The present Église Notre-Dame de Bonne Nouvelle ("Our Lady of Good News" = the annunciation), in the 2nd arrondissement in Paris, is the third structure to stand on this site. The first chapel was built in 1551, only to be destroyed by the Catholic League during the siege of Paris by Henry IV. Thirty-seven years later, in 1628, Anne of Austria laid the first stone for the second edifice. This version was then so severely damaged as a result of the French Revolution that much of it had to be rebuilt. The present structure was built in the then-popular neoclassical style between 1823-1830. The architect, Étienne-Hippolyte Godde, had also designed the Église Saint-Denys-du-Saint-Sacrement.
"Anne of Austria, by the grace of God Queen of France and Navarre, laid the first stone of the heart [apse] of this Church of Notre Dame de Bonne Nouvelles in the month of April of the year 1628." (This version of the church was later damaged during the French Revolution.)
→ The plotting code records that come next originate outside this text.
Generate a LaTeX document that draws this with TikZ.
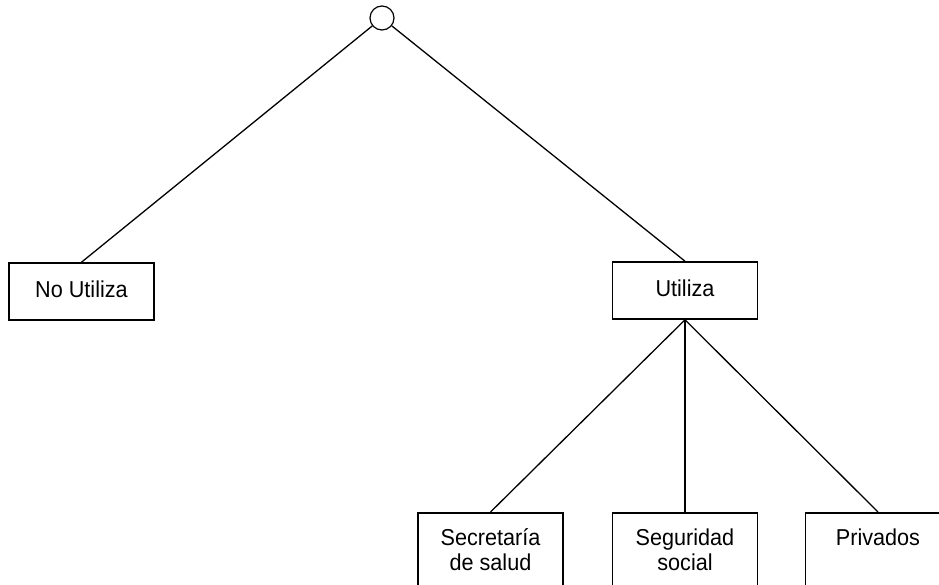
\documentclass[tikz,border=0pt]{standalone}
\usepackage{fontspec}
\setmainfont[FakeStretch=0.94]{Liberation Sans}
\begin{document}
\begin{tikzpicture}[x=1pt,y=-1pt,
    box/.style={draw,line width=1.6pt,minimum width=145pt,inner sep=0pt,align=center,font=\fontsize{23}{25}\selectfont},
    topbox/.style={box,minimum height=57pt,text height=17pt,text depth=6pt},
    lowbox/.style={box,anchor=north,text height=#1,text depth=50pt},
    lowbox/.default=58pt,
    edge/.style={line width=1.3pt}]
    \useasboundingbox[clip] (0,0) rectangle (939,584);

    \node[circle,draw,line width=1.2pt,minimum size=24pt,inner sep=0pt] (root) at (382,18) {};
    \node[topbox] (no) at (81.5,291.5) {No Utiliza};
    \node[topbox] (si) at (685,290.5) {Utiliza};

    \node[lowbox] (sec) at (490.5,512) {Secretaría\\de salud};
    \node[lowbox] (seg) at (685,512) {Seguridad\\social};
    \node[lowbox=33pt] (pri) at (878,512) {Privados};

    \draw[edge] (root) -- (no.north);
    \draw[edge] (root) -- (si.north);
    \foreach \k in {sec,seg,pri} \draw[edge] (si.south) -- (\k.north);
\end{tikzpicture}
\end{document}
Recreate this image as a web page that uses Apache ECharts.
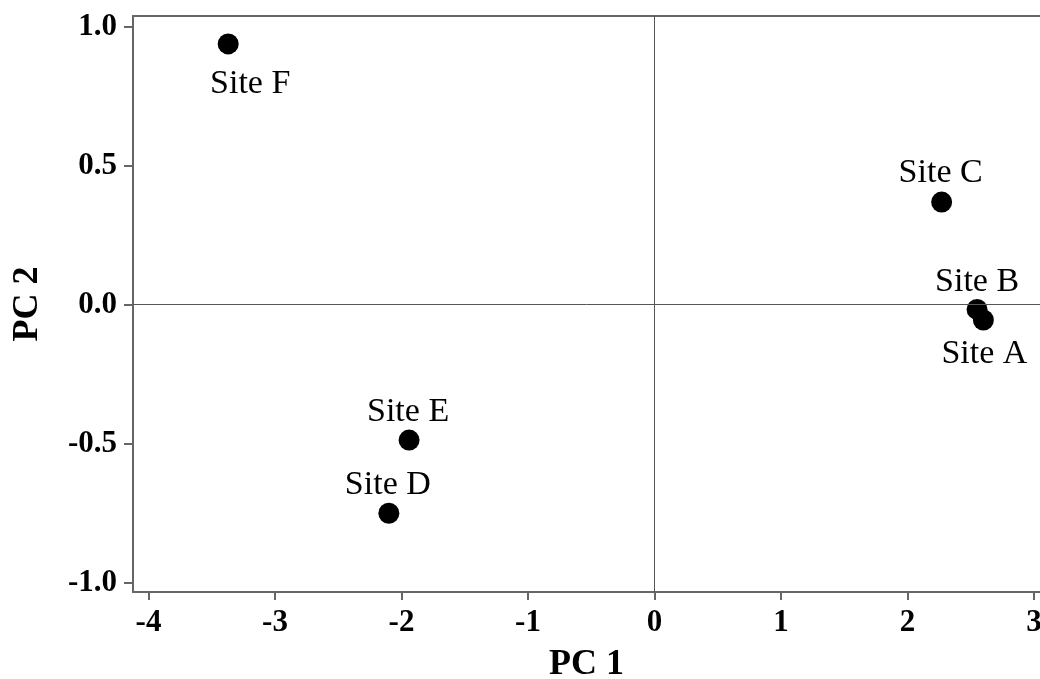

The church, like so many other Catholic churches, now has two altars. The elevated altar used to be the sole altar, rather removed from the faithful in the sanctuary. Since Vatican II, a second altar has been installed in the centre of the neoclassical nave, surrounded on three sides by chairs. This is the sort of formation I wish all churches would use.
Surely added more recently, the heating grill is surely one of the most attractive I have seen in a church floor.
Now that microphones are available, the elevated elaborate wood pulpit is likely no longer necessary, though it would be interesting to see it being used.